- Exercise description -
Exactly repeat the material, dropping every picture from the copy.
>>>
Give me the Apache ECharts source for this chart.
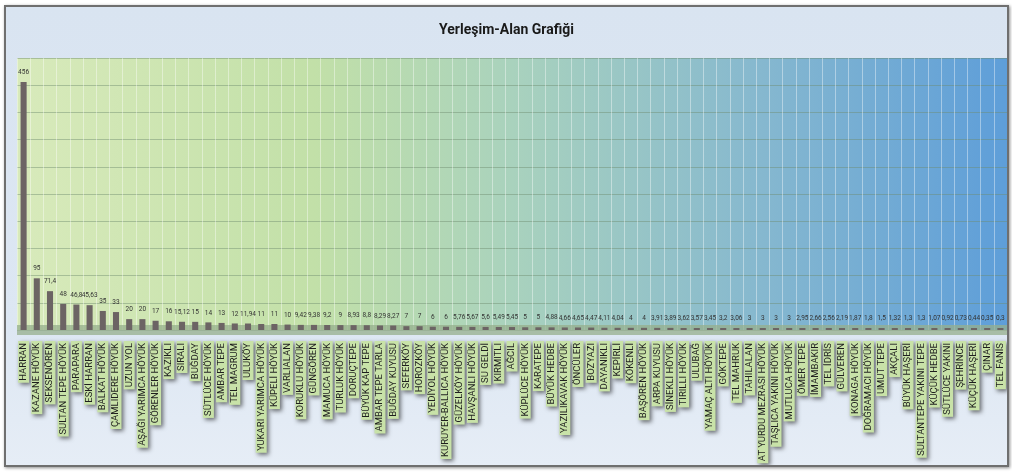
<!DOCTYPE html>
<html>
<head>
<meta charset="utf-8">
<script src="https://cdn.jsdelivr.net/npm/echarts@6/dist/echarts.min.js"></script>
<style>
  html, body { margin: 0; padding: 0; background: #ffffff; }
  #main {
    position: absolute; left: 4px; top: 5px; width: 1005px; height: 462px;
    box-sizing: border-box; border: 2px solid #6f6f6f;
    box-shadow: 1px 1px 3px rgba(0,0,0,0.45);
    background: linear-gradient(180deg, #d9e4f1 0%, #dde7f3 70%, #e6edf6 100%);
  }
</style>
</head>
<body>
<div id="main"></div>
<script>
var sites = [
  'HARRAN', 'KAZANE HÖYÜK', 'SEKSENÖREN', 'SULTAN TEPE HÖYÜK', 'PARAPARA', 'ESKİ HARRAN',
  'BALKAT HÖYÜK', 'ÇAMLIDERE HÖYÜK', 'UZUN YOL', 'AŞAĞI YARIMCA HÖYÜK', 'GÖRENLER HÖYÜK',
  'KAZIKLI', 'SIRALI', 'BUĞDAY', 'SÜTLÜCE HÖYÜK', 'AMBAR TEPE', 'TEL MAGRUM', 'ULUKÖY',
  'YUKARI YARIMCA HÖYÜK', 'KÜPELİ HÖYÜK', 'VARLIALAN', 'KORUKLU HÖYÜK', 'GÜNGÖREN',
  'MAMUCA HÖYÜK', 'TURLUK HÖYÜK', 'DORUÇTEPE', 'BÜYÜK KAP TEPE', 'AMBAR TEPE TARLA',
  'BUĞDAY KUYUSU', 'SEFERKÖY', 'HOROZKÖY', 'YEDİYOL HÖYÜK', 'KURUYER-BALLICA HÖYÜK',
  'GÜZELKÖY HÖYÜK', 'HAVŞANLI HÖYÜK', 'SU GELDİ', 'KIRMITLI', 'AĞCIL', 'KÜPLÜCE HÖYÜK',
  'KARATEPE', 'BÜYÜK HEDBE', 'YAZILIKAVAK HÖYÜK', 'ÖNCÜLER', 'BOZYAZI', 'DAYANIKLI',
  'KEPİRLİ', 'KÖKENLİ', 'BAŞÖREN HÖYÜK', 'ARPA KUYUSU', 'SİNEKLİ HÖYÜK', 'TIRILLI HÖYÜK',
  'ULUBAĞ', 'YAMAÇ ALTI HÖYÜK', 'GÖKTEPE', 'TEL MAHRUK', 'TAHILALAN', 'AT YURDU MEZRASI HÖYÜK',
  'TAŞLICA YAKINI HÖYÜK', 'MUTLUCA HÖYÜK', 'ÖMER TEPE', 'İMAMBAKIR', 'TEL İDRİS', 'GÜLVEREN',
  'KONAGA HÖYÜK', 'DOĞRAMACI HÖYÜK', 'UMUT TEPE', 'AKÇALI', 'BÜYÜK HAŞERİ',
  'SULTANTEPE YAKINI TEPE', 'KÜÇÜK HEDBE', 'SÜTLÜCE YAKINI', 'ŞEHRİNCE', 'KÜÇÜK HAŞERİ',
  'ÇINAR', 'TEL FANİS'
];

var areas = [
  456, 95, 71.4, 48, 46.8, 45.63,
  35, 33, 20, 20, 17,
  16, 15.12, 15, 14, 13, 12, 11.94,
  11, 11, 10, 9.42, 9.38,
  9.2, 9, 8.93, 8.8, 8.29,
  8.27, 7, 7, 6, 6,
  5.76, 5.67, 5.6, 5.49, 5.45, 5,
  5, 4.88, 4.66, 4.65, 4.47, 4.11,
  4.04, 4, 4, 3.91, 3.89, 3.62,
  3.57, 3.45, 3.2, 3.06, 3, 3,
  3, 3, 2.95, 2.66, 2.56, 2.19,
  1.87, 1.8, 1.5, 1.32, 1.3,
  1.3, 1.07, 0.92, 0.73, 0.44,
  0.35, 0.3
];

var yMax = 500;
var yStep = 50;

var myChart = echarts.init(document.getElementById('main'));

var option = {
  animation: false,
  title: {
    text: 'Yerleşim-Alan Grafiği',
    left: 'center',
    top: 11,
    textStyle: {
      fontFamily: 'Roboto',
      fontSize: 14,
      fontWeight: 'bold',
      color: '#1a1a1a'
    }
  },
  grid: {
    left: 11,
    right: 0,
    top: 51,
    bottom: 135,
    outerBoundsMode: 'none',
    show: true,
    borderWidth: 0,
    backgroundColor: new echarts.graphic.LinearGradient(0, 0, 1, 0, [
      { offset: 0, color: '#d8eabb' },
      { offset: 0.3, color: '#c2e0a8' },
      { offset: 0.5, color: '#a9d2bd' },
      { offset: 0.75, color: '#86b8cf' },
      { offset: 1, color: '#5e9ed9' }
    ])
  },
  xAxis: {
    type: 'category',
    data: sites,
    offset: 5,
    axisTick: { show: false },
    axisLine: {
      show: true,
      lineStyle: { color: 'rgba(150,175,140,0.75)', width: 10, cap: 'butt' }
    },
    splitLine: {
      show: true,
      lineStyle: { color: 'rgba(255,255,255,0.4)', width: 1 }
    },
    axisLabel: {
      interval: 0,
      rotate: 90,
      margin: 6,
      fontFamily: 'Liberation Sans Narrow, Roboto, sans-serif',
      fontSize: 9.5,
      lineHeight: 11,
      color: '#1e1e1e',
      backgroundColor: '#c8e2a8',
      padding: [0, 2],
      shadowColor: 'rgba(0,0,0,0.55)',
      shadowBlur: 4,
      shadowOffsetX: 2,
      shadowOffsetY: 2
    }
  },
  yAxis: {
    type: 'value',
    min: 0,
    max: yMax,
    interval: yStep,
    axisLabel: { show: false },
    axisLine: { show: false },
    axisTick: { show: false },
    splitLine: {
      lineStyle: { color: 'rgba(110,140,110,0.45)', width: 1 }
    }
  },
  series: [
    {
      name: 'Alan',
      type: 'bar',
      data: areas,
      barWidth: '46%',
      barMinHeight: 2,
      itemStyle: { color: '#6c6464' },
      label: {
        show: true,
        position: 'top',
        distance: 6,
        fontFamily: 'Liberation Sans Narrow, Roboto, sans-serif',
        fontSize: 6.5,
        color: '#333333',
        formatter: function (p) {
          return String(p.value).replace('.', ',');
        }
      }
    }
  ]
};

myChart.setOption(option);
</script>
</body>
</html>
<<<
- Answer to the task -
Give me the Apache ECharts source for this chart.
<!DOCTYPE html>
<html>
<head>
<meta charset="utf-8">
<script src="https://cdn.jsdelivr.net/npm/echarts@6/dist/echarts.min.js"></script>
<style>
  html, body { margin: 0; padding: 0; background: #ffffff; }
  #main {
    position: absolute; left: 4px; top: 5px; width: 1005px; height: 462px;
    box-sizing: border-box; border: 2px solid #6f6f6f;
    box-shadow: 1px 1px 3px rgba(0,0,0,0.45);
    background: linear-gradient(180deg, #d9e4f1 0%, #dde7f3 70%, #e6edf6 100%);
  }
</style>
</head>
<body>
<div id="main"></div>
<script>
var sites = [
  'HARRAN', 'KAZANE HÖYÜK', 'SEKSENÖREN', 'SULTAN TEPE HÖYÜK', 'PARAPARA', 'ESKİ HARRAN',
  'BALKAT HÖYÜK', 'ÇAMLIDERE HÖYÜK', 'UZUN YOL', 'AŞAĞI YARIMCA HÖYÜK', 'GÖRENLER HÖYÜK',
  'KAZIKLI', 'SIRALI', 'BUĞDAY', 'SÜTLÜCE HÖYÜK', 'AMBAR TEPE', 'TEL MAGRUM', 'ULUKÖY',
  'YUKARI YARIMCA HÖYÜK', 'KÜPELİ HÖYÜK', 'VARLIALAN', 'KORUKLU HÖYÜK', 'GÜNGÖREN',
  'MAMUCA HÖYÜK', 'TURLUK HÖYÜK', 'DORUÇTEPE', 'BÜYÜK KAP TEPE', 'AMBAR TEPE TARLA',
  'BUĞDAY KUYUSU', 'SEFERKÖY', 'HOROZKÖY', 'YEDİYOL HÖYÜK', 'KURUYER-BALLICA HÖYÜK',
  'GÜZELKÖY HÖYÜK', 'HAVŞANLI HÖYÜK', 'SU GELDİ', 'KIRMITLI', 'AĞCIL', 'KÜPLÜCE HÖYÜK',
  'KARATEPE', 'BÜYÜK HEDBE', 'YAZILIKAVAK HÖYÜK', 'ÖNCÜLER', 'BOZYAZI', 'DAYANIKLI',
  'KEPİRLİ', 'KÖKENLİ', 'BAŞÖREN HÖYÜK', 'ARPA KUYUSU', 'SİNEKLİ HÖYÜK', 'TIRILLI HÖYÜK',
  'ULUBAĞ', 'YAMAÇ ALTI HÖYÜK', 'GÖKTEPE', 'TEL MAHRUK', 'TAHILALAN', 'AT YURDU MEZRASI HÖYÜK',
  'TAŞLICA YAKINI HÖYÜK', 'MUTLUCA HÖYÜK', 'ÖMER TEPE', 'İMAMBAKIR', 'TEL İDRİS', 'GÜLVEREN',
  'KONAGA HÖYÜK', 'DOĞRAMACI HÖYÜK', 'UMUT TEPE', 'AKÇALI', 'BÜYÜK HAŞERİ',
  'SULTANTEPE YAKINI TEPE', 'KÜÇÜK HEDBE', 'SÜTLÜCE YAKINI', 'ŞEHRİNCE', 'KÜÇÜK HAŞERİ',
  'ÇINAR', 'TEL FANİS'
];

var areas = [
  456, 95, 71.4, 48, 46.8, 45.63,
  35, 33, 20, 20, 17,
  16, 15.12, 15, 14, 13, 12, 11.94,
  11, 11, 10, 9.42, 9.38,
  9.2, 9, 8.93, 8.8, 8.29,
  8.27, 7, 7, 6, 6,
  5.76, 5.67, 5.6, 5.49, 5.45, 5,
  5, 4.88, 4.66, 4.65, 4.47, 4.11,
  4.04, 4, 4, 3.91, 3.89, 3.62,
  3.57, 3.45, 3.2, 3.06, 3, 3,
  3, 3, 2.95, 2.66, 2.56, 2.19,
  1.87, 1.8, 1.5, 1.32, 1.3,
  1.3, 1.07, 0.92, 0.73, 0.44,
  0.35, 0.3
];

var yMax = 500;
var yStep = 50;

var myChart = echarts.init(document.getElementById('main'));

var option = {
  animation: false,
  title: {
    text: 'Yerleşim-Alan Grafiği',
    left: 'center',
    top: 11,
    textStyle: {
      fontFamily: 'Roboto',
      fontSize: 14,
      fontWeight: 'bold',
      color: '#1a1a1a'
    }
  },
  grid: {
    left: 11,
    right: 0,
    top: 51,
    bottom: 135,
    outerBoundsMode: 'none',
    show: true,
    borderWidth: 0,
    backgroundColor: new echarts.graphic.LinearGradient(0, 0, 1, 0, [
      { offset: 0, color: '#d8eabb' },
      { offset: 0.3, color: '#c2e0a8' },
      { offset: 0.5, color: '#a9d2bd' },
      { offset: 0.75, color: '#86b8cf' },
      { offset: 1, color: '#5e9ed9' }
    ])
  },
  xAxis: {
    type: 'category',
    data: sites,
    offset: 5,
    axisTick: { show: false },
    axisLine: {
      show: true,
      lineStyle: { color: 'rgba(150,175,140,0.75)', width: 10, cap: 'butt' }
    },
    splitLine: {
      show: true,
      lineStyle: { color: 'rgba(255,255,255,0.4)', width: 1 }
    },
    axisLabel: {
      interval: 0,
      rotate: 90,
      margin: 6,
      fontFamily: 'Liberation Sans Narrow, Roboto, sans-serif',
      fontSize: 9.5,
      lineHeight: 11,
      color: '#1e1e1e',
      backgroundColor: '#c8e2a8',
      padding: [0, 2],
      shadowColor: 'rgba(0,0,0,0.55)',
      shadowBlur: 4,
      shadowOffsetX: 2,
      shadowOffsetY: 2
    }
  },
  yAxis: {
    type: 'value',
    min: 0,
    max: yMax,
    interval: yStep,
    axisLabel: { show: false },
    axisLine: { show: false },
    axisTick: { show: false },
    splitLine: {
      lineStyle: { color: 'rgba(110,140,110,0.45)', width: 1 }
    }
  },
  series: [
    {
      name: 'Alan',
      type: 'bar',
      data: areas,
      barWidth: '46%',
      barMinHeight: 2,
      itemStyle: { color: '#6c6464' },
      label: {
        show: true,
        position: 'top',
        distance: 6,
        fontFamily: 'Liberation Sans Narrow, Roboto, sans-serif',
        fontSize: 6.5,
        color: '#333333',
        formatter: function (p) {
          return String(p.value).replace('.', ',');
        }
      }
    }
  ]
};

myChart.setOption(option);
</script>
</body>
</html>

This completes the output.